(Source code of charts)
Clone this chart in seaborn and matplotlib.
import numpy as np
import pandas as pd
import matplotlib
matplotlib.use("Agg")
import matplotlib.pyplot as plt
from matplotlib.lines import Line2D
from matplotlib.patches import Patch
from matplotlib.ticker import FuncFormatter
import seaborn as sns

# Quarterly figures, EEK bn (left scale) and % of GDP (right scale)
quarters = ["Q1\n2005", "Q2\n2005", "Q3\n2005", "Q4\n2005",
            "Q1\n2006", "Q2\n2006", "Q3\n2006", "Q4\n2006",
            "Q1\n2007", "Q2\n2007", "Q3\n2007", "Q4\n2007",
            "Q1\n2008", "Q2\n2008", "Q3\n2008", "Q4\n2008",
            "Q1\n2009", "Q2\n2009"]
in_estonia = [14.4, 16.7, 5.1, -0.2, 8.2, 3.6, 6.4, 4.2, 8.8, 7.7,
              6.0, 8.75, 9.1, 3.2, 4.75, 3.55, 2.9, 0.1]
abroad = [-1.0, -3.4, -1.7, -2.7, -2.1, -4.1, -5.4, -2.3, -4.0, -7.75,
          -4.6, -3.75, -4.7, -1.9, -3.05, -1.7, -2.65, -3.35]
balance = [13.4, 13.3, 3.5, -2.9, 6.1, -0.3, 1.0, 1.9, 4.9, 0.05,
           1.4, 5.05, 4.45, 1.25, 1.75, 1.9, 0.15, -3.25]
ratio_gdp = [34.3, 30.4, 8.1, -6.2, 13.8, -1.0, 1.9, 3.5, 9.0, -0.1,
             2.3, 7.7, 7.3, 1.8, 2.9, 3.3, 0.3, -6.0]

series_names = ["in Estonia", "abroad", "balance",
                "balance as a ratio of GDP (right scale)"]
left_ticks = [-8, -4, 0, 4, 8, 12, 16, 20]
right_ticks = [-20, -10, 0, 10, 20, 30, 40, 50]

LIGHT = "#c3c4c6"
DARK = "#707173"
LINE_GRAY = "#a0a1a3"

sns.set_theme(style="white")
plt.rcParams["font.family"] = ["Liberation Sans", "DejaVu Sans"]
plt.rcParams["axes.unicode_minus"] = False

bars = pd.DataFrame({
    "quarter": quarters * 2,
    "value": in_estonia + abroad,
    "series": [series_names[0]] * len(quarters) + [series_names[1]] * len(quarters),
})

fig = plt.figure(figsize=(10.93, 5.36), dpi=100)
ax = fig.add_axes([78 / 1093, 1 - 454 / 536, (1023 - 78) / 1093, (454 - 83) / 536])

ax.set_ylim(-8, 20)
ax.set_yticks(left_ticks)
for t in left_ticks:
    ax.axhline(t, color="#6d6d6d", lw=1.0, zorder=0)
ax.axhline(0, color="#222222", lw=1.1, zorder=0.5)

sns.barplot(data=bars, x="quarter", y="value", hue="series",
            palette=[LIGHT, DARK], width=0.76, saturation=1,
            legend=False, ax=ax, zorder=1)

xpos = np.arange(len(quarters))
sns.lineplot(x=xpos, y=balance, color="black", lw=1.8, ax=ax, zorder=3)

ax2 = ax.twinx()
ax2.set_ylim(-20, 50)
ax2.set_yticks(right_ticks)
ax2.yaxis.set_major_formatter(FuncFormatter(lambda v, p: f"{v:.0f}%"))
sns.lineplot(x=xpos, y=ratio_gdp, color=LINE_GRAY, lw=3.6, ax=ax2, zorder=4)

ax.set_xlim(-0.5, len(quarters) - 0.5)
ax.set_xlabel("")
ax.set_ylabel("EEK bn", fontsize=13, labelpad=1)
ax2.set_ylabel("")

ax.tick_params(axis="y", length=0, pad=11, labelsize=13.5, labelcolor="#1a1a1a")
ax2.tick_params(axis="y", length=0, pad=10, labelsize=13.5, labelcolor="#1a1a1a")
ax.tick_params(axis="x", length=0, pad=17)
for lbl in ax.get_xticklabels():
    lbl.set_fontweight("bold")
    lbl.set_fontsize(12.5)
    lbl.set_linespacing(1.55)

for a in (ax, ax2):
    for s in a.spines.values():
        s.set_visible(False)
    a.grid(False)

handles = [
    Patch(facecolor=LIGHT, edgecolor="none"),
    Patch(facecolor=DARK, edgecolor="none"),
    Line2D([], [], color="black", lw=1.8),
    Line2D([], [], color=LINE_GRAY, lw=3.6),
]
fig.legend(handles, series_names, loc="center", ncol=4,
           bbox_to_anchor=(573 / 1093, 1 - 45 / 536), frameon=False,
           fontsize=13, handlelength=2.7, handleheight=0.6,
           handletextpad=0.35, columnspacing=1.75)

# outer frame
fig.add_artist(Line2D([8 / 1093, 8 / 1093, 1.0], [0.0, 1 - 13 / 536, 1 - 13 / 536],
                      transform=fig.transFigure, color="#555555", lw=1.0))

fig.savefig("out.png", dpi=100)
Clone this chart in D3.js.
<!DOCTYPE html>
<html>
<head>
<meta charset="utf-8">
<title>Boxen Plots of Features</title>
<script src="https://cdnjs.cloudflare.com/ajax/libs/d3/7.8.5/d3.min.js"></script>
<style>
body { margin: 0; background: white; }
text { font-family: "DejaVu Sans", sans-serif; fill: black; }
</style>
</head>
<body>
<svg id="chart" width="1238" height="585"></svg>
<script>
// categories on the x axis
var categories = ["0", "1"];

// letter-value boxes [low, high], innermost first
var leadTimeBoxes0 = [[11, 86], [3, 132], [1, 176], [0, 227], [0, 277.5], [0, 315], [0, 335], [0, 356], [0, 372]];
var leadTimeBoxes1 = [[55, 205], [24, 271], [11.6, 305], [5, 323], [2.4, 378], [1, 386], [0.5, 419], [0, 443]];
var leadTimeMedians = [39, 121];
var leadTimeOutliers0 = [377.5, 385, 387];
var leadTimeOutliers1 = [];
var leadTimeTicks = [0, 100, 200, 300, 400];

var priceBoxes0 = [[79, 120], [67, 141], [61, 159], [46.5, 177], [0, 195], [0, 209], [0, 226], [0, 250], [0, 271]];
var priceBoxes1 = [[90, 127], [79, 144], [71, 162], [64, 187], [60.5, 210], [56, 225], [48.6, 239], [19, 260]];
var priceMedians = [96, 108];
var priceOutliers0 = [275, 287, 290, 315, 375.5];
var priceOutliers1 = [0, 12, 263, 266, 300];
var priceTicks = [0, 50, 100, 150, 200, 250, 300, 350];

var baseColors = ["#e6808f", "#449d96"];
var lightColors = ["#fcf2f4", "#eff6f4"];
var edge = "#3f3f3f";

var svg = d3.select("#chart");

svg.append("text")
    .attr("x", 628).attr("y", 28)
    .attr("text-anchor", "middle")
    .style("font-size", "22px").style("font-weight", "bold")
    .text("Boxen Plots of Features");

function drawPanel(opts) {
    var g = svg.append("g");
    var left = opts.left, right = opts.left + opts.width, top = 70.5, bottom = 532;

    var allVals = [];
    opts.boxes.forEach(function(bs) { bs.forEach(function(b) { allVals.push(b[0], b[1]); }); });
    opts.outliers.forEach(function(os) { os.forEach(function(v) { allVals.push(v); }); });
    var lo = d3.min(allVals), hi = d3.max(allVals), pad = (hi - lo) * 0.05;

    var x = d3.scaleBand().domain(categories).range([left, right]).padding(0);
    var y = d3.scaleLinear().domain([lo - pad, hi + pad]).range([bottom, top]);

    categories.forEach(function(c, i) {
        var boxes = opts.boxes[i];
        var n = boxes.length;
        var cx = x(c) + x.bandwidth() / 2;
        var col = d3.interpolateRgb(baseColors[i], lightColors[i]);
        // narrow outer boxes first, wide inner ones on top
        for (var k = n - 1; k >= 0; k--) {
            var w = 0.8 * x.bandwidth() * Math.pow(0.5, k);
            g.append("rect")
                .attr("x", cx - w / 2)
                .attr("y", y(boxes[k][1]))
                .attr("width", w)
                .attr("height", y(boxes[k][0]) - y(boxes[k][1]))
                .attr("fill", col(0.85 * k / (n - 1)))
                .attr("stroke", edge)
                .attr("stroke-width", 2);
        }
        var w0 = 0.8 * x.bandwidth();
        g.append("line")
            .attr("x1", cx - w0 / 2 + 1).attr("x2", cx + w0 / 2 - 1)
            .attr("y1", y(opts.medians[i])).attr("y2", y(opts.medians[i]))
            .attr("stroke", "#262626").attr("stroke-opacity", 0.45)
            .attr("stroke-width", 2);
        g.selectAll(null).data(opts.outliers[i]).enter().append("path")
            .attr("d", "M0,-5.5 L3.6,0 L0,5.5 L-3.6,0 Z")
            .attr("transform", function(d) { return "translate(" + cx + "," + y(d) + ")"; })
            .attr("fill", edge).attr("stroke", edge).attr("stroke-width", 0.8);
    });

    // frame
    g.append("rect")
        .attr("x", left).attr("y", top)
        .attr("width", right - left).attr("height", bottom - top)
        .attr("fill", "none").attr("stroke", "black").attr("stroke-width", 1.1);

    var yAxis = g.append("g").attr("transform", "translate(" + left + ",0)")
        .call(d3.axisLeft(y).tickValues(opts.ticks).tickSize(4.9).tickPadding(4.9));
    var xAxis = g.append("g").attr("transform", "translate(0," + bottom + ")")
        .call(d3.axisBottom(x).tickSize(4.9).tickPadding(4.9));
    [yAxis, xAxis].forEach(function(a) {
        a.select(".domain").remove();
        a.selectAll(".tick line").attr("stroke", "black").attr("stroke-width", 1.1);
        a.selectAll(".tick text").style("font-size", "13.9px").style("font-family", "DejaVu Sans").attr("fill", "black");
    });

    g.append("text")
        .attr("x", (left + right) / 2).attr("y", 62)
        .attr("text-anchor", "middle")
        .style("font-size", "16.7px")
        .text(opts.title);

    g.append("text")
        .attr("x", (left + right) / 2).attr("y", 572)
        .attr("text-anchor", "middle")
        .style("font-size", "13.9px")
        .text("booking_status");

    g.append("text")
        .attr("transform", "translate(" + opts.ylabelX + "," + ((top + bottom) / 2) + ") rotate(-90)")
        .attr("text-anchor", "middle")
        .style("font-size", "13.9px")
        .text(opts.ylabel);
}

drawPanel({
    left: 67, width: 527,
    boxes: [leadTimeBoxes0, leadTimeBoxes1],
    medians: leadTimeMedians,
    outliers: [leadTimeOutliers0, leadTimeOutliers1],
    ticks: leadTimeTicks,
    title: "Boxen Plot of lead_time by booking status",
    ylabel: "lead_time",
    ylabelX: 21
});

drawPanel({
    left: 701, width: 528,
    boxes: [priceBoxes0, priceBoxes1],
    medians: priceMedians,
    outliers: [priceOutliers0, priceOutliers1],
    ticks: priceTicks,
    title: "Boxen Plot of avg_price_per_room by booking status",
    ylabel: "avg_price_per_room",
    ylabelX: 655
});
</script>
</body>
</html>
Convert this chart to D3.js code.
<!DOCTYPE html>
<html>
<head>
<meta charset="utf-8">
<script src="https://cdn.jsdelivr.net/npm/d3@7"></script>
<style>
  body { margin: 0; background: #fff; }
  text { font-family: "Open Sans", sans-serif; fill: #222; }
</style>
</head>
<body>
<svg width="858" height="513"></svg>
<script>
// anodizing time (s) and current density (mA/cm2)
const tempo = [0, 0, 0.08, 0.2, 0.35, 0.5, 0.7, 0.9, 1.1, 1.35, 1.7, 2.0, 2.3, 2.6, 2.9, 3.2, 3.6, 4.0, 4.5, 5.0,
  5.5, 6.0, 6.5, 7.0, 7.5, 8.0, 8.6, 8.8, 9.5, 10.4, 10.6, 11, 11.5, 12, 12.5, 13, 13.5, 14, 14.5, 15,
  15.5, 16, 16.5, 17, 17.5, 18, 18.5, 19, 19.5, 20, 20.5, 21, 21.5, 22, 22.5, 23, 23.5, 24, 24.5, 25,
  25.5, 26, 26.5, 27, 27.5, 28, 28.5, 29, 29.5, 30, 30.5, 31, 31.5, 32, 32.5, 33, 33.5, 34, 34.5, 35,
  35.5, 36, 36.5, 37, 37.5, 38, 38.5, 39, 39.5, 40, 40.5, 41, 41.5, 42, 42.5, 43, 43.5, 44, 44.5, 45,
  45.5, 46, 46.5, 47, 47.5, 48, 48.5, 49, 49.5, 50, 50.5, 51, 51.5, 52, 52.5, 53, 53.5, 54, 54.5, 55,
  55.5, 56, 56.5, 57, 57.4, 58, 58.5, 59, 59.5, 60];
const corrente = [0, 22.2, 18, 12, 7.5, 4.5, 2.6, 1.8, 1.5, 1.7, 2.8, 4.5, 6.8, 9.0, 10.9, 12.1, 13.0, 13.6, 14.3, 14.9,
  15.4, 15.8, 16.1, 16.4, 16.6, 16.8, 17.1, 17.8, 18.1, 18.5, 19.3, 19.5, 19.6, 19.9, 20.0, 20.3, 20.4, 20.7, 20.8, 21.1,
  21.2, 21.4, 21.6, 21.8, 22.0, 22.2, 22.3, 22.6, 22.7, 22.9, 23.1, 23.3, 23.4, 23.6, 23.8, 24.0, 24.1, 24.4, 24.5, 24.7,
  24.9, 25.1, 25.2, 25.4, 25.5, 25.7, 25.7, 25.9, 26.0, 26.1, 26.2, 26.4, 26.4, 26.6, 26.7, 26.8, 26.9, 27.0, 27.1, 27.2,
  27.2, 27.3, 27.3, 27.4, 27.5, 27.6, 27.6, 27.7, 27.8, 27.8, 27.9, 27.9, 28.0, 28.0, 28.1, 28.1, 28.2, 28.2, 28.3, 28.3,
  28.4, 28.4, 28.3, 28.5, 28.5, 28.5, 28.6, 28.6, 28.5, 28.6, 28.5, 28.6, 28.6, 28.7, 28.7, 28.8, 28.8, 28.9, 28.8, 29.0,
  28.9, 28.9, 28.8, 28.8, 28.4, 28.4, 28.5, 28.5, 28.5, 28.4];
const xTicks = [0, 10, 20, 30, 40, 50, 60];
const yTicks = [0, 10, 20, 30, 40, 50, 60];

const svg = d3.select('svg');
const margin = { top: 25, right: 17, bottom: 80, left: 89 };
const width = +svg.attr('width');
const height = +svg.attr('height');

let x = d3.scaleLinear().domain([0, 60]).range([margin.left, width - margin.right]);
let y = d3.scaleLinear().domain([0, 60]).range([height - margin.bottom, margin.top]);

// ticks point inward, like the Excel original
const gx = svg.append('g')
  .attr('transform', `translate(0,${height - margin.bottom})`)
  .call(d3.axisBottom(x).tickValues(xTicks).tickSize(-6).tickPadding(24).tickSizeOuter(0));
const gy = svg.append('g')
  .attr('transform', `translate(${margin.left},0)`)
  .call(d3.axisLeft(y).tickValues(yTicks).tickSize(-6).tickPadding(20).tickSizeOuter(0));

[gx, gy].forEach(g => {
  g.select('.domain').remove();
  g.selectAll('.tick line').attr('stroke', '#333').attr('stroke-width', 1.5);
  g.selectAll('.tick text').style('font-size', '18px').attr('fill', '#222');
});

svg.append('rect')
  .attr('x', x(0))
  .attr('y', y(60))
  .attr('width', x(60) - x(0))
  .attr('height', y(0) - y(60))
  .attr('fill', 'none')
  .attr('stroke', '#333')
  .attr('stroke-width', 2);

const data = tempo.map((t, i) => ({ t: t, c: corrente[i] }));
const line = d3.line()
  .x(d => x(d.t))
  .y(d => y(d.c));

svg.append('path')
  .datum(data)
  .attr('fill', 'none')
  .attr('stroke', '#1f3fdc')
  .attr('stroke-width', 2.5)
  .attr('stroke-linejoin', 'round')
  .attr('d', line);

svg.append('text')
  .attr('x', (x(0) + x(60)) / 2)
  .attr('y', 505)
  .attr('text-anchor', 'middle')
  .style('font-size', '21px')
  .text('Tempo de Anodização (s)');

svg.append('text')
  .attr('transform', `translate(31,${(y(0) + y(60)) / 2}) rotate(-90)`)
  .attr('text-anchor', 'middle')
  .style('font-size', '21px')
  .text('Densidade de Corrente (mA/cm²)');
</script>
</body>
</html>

WHAT TO DO: From the first line of the data through the line with "import seaborn as sns", quote each line exactly and add nothing else.

RESULT OF THIS TASK:
Clone this chart in seaborn and matplotlib.
import numpy as np
import pandas as pd
import matplotlib
matplotlib.use("Agg")
import matplotlib.pyplot as plt
from matplotlib.lines import Line2D
from matplotlib.patches import Patch
from matplotlib.ticker import FuncFormatter
import seaborn as sns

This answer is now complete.